Cinéphile m'était conté ...

Cinéphile m'était conté ...

Journal de La Rochelle (9)

 

A feu doux (Familiar Touch) de Sarah Friedland

Sur un thème régulièrement traité au cinéma, ces dernières années, À feu doux se place d'emblée au côté de son personnage principal, une vieille femme digne, qui croit encore maîtriser la réalité qui l'entoure. Sur son état, l'on comprendra aisément ce qu'il en est, de par les conversations entendues à la volée, dans un nouvel environnement pour elle. Avec pudeur et bienveillance, Sarah Friedland nous fait ressentir ce que la tête de son héroïne enregistre et analyse, sans céder un pouce à une vision pathétique des choses, bien que la tonalité globale soit évidemment d'une grande tristesse. Toute aussi délicate est la manière de montrer les rapports d'un fils avec une mère qui perd peu à peu le contact et insiste parfois dans le déni, sans oublier le travail des soignants. À feu doux a obtenu pas moins de trois prix dans le cadre de la Mostra de Venise 2024 : celui de meilleur premier film et, dans la section Orizzonti, celui de la meilleure actrice pour Kathleen Chalfant, ce qui semble amplement mérité, eu égard à sa prestation, tout en finesse, et enfin, celui de la mise en scène, distinction plus contestable car c'est bien le domaine dans lequel le long métrage reste on ne peut plus classique, voire même paresseux et sans grande créativité, malheureusement.

 

Que la bête meure de Claude Chabrol (1969)

Que la bête meure prend place dans la période la plus féconde de Claude Chabrol, adapté d'un livre policier signé du père de Daniel Day-Lewis.

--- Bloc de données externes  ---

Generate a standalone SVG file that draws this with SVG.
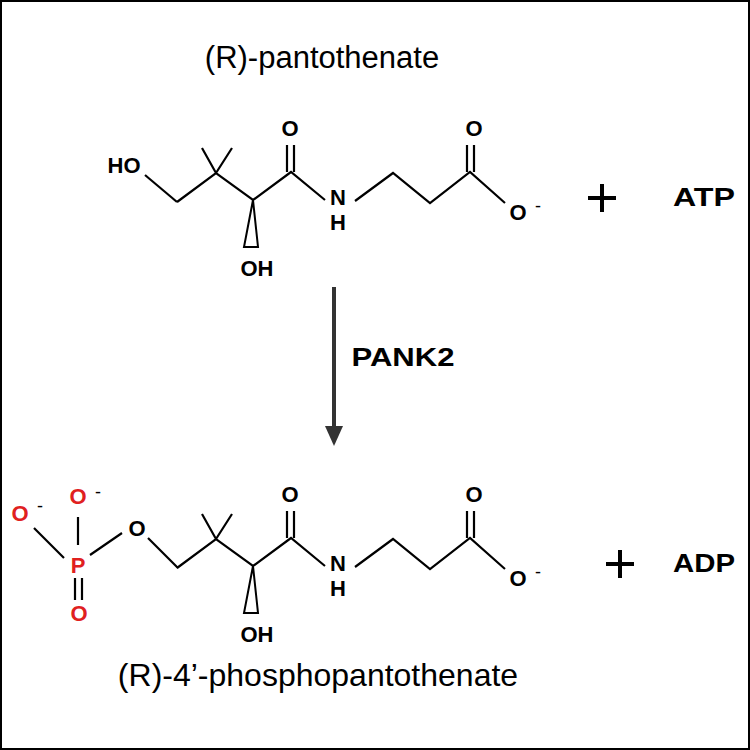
<svg xmlns="http://www.w3.org/2000/svg" width="750" height="750" viewBox="0 0 750 750">
<style>
.b{stroke:#000;stroke-width:2.2;fill:none}
.a{font-family:"Liberation Sans",Arial,sans-serif;font-weight:bold;font-size:22px;text-anchor:middle;fill:#000}
.red{fill:#e02020}
.t{font-family:"Liberation Sans",Arial,sans-serif;font-size:31px;text-anchor:middle;fill:#000}
.m{font-family:"Liberation Sans",Arial,sans-serif;font-size:18px;fill:#000}
.p{stroke:#000;stroke-width:4}
.w{font-size:26px}
</style>
<defs>
<g id="chain">
<path class="b" d="M177,202 L216,173 L253,200 L291,172 L325,200 M216,173 L202,148 M216,173 L232,148 M287,172 V145 M294,172 V145 M355,201 L393,173 L430,203 L470,172 L505,203 M467,172 V145 M474,172 V145"/>
<path d="M253,200 L244,247 L258,247 Z" fill="none" stroke="#000" stroke-width="2"/>
<text class="a" x="257" y="276">OH</text>
<text class="a" x="290" y="136">O</text>
<text class="a" x="474" y="136">O</text>
<text class="a" x="338" y="205">N</text>
<text class="a" x="338" y="230">H</text>
<text class="a" x="518" y="220">O</text>
<text class="m" x="535" y="212">-</text>
</g>
</defs>
<rect x="1" y="1" width="748" height="748" fill="#fff" stroke="#000" stroke-width="2"/>
<text class="t" x="322" y="68">(R)-pantothenate</text>
<g id="pantothenate">
<use href="#chain"/>
<path class="b" d="M145,175 L177,202"/>
<text class="a" x="124" y="173">HO</text>
</g>
<g id="atp"><path class="p" d="M588,198 H616 M602,184 V212"/><text class="a w" x="704" y="206" textLength="62" lengthAdjust="spacingAndGlyphs">ATP</text></g>
<g id="connectors">
<line x1="334" y1="287" x2="334" y2="428" stroke="#333" stroke-width="4"/>
<path d="M325,426 L343,426 L334,446 Z" fill="#333"/>
</g>
<text class="a w" x="403" y="366" textLength="103" lengthAdjust="spacingAndGlyphs">PANK2</text>
<g id="phosphopantothenate">
<g transform="translate(0,366)"><use href="#chain"/></g>
<path class="b" d="M148,538 L178,568 M34,528 L64,558 M78,517 V545 M90,555 L122,533 M75,578 V600 M82,578 V600"/>
<text class="a red" x="78" y="573">P</text>
<text class="a red" x="20" y="521">O</text><text class="m red" x="37" y="512">-</text>
<text class="a red" x="78" y="504">O</text><text class="m red" x="95" y="498">-</text>
<text class="a red" x="79" y="621">O</text>
<text class="a" x="137" y="536">O</text>
</g>
<g id="adp"><path class="p" d="M606,564 H634 M620,550 V578"/><text class="a w" x="704" y="572" textLength="62" lengthAdjust="spacingAndGlyphs">ADP</text></g>
<text class="t" x="318" y="686" style="font-size:32px">(R)-4’-phosphopantothenate</text>
</svg>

Philippe Noiret ayant renoncé au rôle de salaud que lui proposait le réalisateur (pour cause de mal de mer), Chabrol sonde Jean Yanne pour savoir s'il verrait un inconvénient à jouer une crapule et se voit offrir cette belle réponse par l'acteur : je n'y vois pas d'abjection. Pour cette fois, le cinéaste ne privilégie pas l'étude sociale, focalisant l'intérêt sur le duel entre ses deux personnages principaux, Jean Yanne, donc, et Michel Duchaussoy, tous les deux remarquables. Caroline Cellier et Maurice Pialat, dans des rôles secondaires, sont également parfaits. L'intrigue use parfois de ficelles un peu grosses mais qui y retrouverait à redire, franchement, avec une copie neuve qui rend grâce à l'excellence du travail de mise en scène. 

 

Little Trouble Girls (Kaj ti je deklica) de Urška Djukić 

Née en 1986, en Slovénie, Urška Djukić a notamment réalisé un court-métrage intitulé La vie sexuelle de ma

grand-mère. De quoi lui faire confiance, assurément, au moment de son passage au long avec Little Trouble

Girls. Comme de nombreux autres cinéastes auparavant, elle s'y attaque à l'adolescence, dans un récit

d'apprentissage au féminin qui, fort heureusement, se distingue par sa mise en scène, délicate et sensuelle,

mais aussi son scénario; qui traite du désir, de la confusion et de la compétition au sein d'un se déroule au

milieu d'un chœur de filles, dans une sorte de séminaire destiné à la perfectionnement de leur art vocal. En

outre, leur appartenance à une école catholique ajoute encore au plaisant trouble d'un film, qui n'hésite pas

à construire des passerelles entre religion et sensibilité charnelle et entre candeur et perversité. Avec un

soupçon d'onirisme par dessus et de jeunes actrices étonnantes, notamment l'héroïne, Little Trouble Girls

parvient à marquer de sa personnalité un thème pourtant rebattu. Au point que, lorsque la projection

s'achève, après un peu moins de 90 minutes, c'est une certaine frustration qui s'installe, en se remémorant

cette histoire de transport émotionnel et physique, qui laisse un tout petit goût d'inachevé.